### [SHORT TASK]
Your output must consist solely of the lines from the "Output the Python" line through the "ax.spines[s].set_linewidth(1.2)" line, exactly as written, without images.

### [DATA FOR PROCESSING]
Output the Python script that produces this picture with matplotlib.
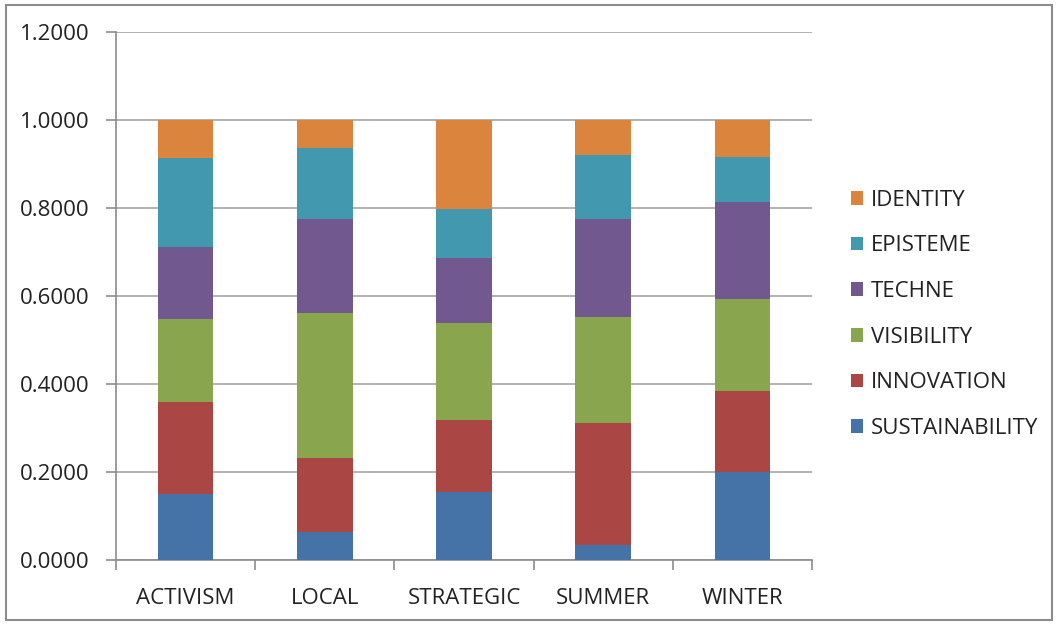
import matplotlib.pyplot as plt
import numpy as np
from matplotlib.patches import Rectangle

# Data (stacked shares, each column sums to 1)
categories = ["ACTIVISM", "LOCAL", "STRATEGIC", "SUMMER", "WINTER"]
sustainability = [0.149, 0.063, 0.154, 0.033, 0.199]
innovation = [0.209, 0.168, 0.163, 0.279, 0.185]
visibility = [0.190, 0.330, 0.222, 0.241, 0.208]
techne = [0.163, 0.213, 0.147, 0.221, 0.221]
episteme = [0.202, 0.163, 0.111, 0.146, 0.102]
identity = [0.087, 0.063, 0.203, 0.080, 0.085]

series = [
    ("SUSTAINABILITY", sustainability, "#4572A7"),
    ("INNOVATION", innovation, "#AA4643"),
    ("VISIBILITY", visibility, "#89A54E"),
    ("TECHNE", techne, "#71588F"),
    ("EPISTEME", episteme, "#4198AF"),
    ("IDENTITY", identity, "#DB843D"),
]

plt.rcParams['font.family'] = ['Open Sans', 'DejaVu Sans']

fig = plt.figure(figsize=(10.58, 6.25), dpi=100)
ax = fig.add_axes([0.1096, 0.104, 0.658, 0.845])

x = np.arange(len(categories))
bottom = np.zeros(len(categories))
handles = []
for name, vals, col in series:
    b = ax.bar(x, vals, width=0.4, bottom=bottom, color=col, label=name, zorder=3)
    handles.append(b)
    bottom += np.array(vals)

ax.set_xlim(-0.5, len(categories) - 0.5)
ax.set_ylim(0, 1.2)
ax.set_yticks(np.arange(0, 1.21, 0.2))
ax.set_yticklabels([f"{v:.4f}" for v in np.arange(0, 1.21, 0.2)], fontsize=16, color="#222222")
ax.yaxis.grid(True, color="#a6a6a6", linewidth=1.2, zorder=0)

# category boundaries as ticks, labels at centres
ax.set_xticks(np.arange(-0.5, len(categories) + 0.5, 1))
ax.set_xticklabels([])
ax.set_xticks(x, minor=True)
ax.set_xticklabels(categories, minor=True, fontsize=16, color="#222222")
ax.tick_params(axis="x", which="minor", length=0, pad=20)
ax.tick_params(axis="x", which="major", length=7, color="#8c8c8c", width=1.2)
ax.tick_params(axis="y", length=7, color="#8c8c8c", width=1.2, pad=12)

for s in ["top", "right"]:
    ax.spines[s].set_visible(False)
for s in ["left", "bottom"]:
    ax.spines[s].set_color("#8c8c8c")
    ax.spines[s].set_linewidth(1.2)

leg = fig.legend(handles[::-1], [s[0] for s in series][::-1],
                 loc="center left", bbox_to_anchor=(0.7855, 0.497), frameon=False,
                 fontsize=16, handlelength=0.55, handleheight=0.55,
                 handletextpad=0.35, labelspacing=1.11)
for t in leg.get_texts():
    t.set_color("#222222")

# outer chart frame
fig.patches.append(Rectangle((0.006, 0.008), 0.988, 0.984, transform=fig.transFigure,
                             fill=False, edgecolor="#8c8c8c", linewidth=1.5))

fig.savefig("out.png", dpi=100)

* * *

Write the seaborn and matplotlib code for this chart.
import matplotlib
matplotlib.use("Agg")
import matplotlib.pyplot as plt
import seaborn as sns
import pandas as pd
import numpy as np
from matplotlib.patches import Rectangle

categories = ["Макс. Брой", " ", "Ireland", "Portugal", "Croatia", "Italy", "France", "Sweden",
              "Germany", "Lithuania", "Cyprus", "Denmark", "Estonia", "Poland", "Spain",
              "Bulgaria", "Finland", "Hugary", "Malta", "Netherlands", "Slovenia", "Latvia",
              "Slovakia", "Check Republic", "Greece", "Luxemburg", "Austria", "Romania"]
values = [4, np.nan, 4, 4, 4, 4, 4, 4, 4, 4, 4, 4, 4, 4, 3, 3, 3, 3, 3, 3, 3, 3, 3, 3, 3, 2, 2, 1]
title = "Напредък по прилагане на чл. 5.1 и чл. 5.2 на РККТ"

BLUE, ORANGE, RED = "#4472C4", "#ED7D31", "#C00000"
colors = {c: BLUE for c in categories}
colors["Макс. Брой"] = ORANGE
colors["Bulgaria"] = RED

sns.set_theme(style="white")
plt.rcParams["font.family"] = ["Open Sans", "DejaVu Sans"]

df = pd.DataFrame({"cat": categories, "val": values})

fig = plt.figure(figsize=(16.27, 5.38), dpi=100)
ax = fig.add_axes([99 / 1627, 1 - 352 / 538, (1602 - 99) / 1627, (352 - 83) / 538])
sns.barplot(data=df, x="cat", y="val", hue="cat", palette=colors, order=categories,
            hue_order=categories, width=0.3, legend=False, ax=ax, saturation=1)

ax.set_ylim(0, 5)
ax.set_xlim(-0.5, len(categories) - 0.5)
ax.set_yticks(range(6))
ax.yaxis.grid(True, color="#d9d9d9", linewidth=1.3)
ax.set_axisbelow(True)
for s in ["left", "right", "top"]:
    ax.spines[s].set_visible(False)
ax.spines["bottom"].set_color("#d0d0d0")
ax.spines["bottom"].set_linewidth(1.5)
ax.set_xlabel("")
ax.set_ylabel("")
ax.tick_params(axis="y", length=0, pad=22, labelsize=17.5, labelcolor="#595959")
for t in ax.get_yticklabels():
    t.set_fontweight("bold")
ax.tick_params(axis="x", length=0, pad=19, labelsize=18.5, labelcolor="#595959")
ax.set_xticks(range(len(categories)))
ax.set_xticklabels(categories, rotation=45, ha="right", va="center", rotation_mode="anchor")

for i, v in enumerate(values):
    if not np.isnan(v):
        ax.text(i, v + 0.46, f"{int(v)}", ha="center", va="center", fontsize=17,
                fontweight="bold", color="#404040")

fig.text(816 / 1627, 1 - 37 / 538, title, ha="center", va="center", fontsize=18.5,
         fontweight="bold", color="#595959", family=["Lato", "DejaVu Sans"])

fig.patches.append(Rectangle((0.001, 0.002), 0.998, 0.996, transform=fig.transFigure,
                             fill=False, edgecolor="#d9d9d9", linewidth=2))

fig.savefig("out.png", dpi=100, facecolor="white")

* * *

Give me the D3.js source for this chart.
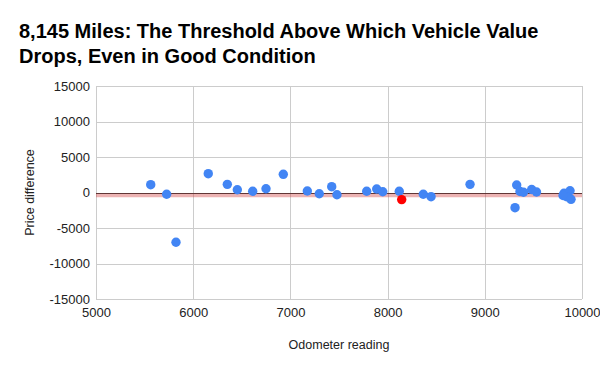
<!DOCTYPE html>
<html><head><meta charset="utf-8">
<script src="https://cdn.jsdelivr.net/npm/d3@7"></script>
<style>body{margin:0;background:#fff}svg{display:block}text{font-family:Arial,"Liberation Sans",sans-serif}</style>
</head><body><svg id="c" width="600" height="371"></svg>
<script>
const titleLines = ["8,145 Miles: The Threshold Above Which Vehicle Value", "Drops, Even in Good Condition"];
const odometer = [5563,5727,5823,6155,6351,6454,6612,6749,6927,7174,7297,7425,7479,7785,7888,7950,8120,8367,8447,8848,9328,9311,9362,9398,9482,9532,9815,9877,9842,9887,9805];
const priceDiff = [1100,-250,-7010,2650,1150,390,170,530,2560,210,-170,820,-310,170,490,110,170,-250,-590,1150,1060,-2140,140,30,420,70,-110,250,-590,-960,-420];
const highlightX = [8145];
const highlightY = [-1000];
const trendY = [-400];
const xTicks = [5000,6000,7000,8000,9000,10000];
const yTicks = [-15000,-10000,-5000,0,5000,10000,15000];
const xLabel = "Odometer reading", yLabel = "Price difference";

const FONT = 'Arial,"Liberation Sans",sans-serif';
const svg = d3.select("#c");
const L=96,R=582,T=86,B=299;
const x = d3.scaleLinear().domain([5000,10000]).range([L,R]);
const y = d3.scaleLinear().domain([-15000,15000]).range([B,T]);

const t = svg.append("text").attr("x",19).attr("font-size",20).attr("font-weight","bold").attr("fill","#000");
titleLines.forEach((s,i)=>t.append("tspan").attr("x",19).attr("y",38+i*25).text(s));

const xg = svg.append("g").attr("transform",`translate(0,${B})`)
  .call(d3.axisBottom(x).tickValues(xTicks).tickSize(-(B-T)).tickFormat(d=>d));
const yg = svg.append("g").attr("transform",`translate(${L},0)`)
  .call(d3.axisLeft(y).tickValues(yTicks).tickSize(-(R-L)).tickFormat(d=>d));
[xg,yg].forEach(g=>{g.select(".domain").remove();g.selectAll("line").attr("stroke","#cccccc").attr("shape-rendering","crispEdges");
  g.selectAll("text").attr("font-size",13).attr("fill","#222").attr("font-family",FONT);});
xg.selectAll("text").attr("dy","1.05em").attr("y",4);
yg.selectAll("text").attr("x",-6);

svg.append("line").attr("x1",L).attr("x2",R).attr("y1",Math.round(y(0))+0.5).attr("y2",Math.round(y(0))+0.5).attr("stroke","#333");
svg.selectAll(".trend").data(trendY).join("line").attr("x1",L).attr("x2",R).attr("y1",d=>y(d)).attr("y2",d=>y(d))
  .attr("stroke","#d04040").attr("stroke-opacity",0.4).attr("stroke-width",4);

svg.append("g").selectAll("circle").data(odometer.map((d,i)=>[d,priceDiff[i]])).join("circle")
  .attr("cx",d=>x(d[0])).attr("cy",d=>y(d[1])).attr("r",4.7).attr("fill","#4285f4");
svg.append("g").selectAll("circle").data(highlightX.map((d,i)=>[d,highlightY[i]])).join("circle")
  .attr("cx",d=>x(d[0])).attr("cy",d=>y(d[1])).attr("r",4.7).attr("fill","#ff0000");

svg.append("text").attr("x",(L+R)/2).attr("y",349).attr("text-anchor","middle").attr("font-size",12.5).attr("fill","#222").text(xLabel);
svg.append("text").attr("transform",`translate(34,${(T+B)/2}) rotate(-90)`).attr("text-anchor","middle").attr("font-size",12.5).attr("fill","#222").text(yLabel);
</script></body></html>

### [WRITTEN REPLY]
Output the Python script that produces this picture with matplotlib.
import matplotlib.pyplot as plt
import numpy as np
from matplotlib.patches import Rectangle

# Data (stacked shares, each column sums to 1)
categories = ["ACTIVISM", "LOCAL", "STRATEGIC", "SUMMER", "WINTER"]
sustainability = [0.149, 0.063, 0.154, 0.033, 0.199]
innovation = [0.209, 0.168, 0.163, 0.279, 0.185]
visibility = [0.190, 0.330, 0.222, 0.241, 0.208]
techne = [0.163, 0.213, 0.147, 0.221, 0.221]
episteme = [0.202, 0.163, 0.111, 0.146, 0.102]
identity = [0.087, 0.063, 0.203, 0.080, 0.085]

series = [
    ("SUSTAINABILITY", sustainability, "#4572A7"),
    ("INNOVATION", innovation, "#AA4643"),
    ("VISIBILITY", visibility, "#89A54E"),
    ("TECHNE", techne, "#71588F"),
    ("EPISTEME", episteme, "#4198AF"),
    ("IDENTITY", identity, "#DB843D"),
]

plt.rcParams['font.family'] = ['Open Sans', 'DejaVu Sans']

fig = plt.figure(figsize=(10.58, 6.25), dpi=100)
ax = fig.add_axes([0.1096, 0.104, 0.658, 0.845])

x = np.arange(len(categories))
bottom = np.zeros(len(categories))
handles = []
for name, vals, col in series:
    b = ax.bar(x, vals, width=0.4, bottom=bottom, color=col, label=name, zorder=3)
    handles.append(b)
    bottom += np.array(vals)

ax.set_xlim(-0.5, len(categories) - 0.5)
ax.set_ylim(0, 1.2)
ax.set_yticks(np.arange(0, 1.21, 0.2))
ax.set_yticklabels([f"{v:.4f}" for v in np.arange(0, 1.21, 0.2)], fontsize=16, color="#222222")
ax.yaxis.grid(True, color="#a6a6a6", linewidth=1.2, zorder=0)

# category boundaries as ticks, labels at centres
ax.set_xticks(np.arange(-0.5, len(categories) + 0.5, 1))
ax.set_xticklabels([])
ax.set_xticks(x, minor=True)
ax.set_xticklabels(categories, minor=True, fontsize=16, color="#222222")
ax.tick_params(axis="x", which="minor", length=0, pad=20)
ax.tick_params(axis="x", which="major", length=7, color="#8c8c8c", width=1.2)
ax.tick_params(axis="y", length=7, color="#8c8c8c", width=1.2, pad=12)

for s in ["top", "right"]:
    ax.spines[s].set_visible(False)
for s in ["left", "bottom"]:
    ax.spines[s].set_color("#8c8c8c")
    ax.spines[s].set_linewidth(1.2)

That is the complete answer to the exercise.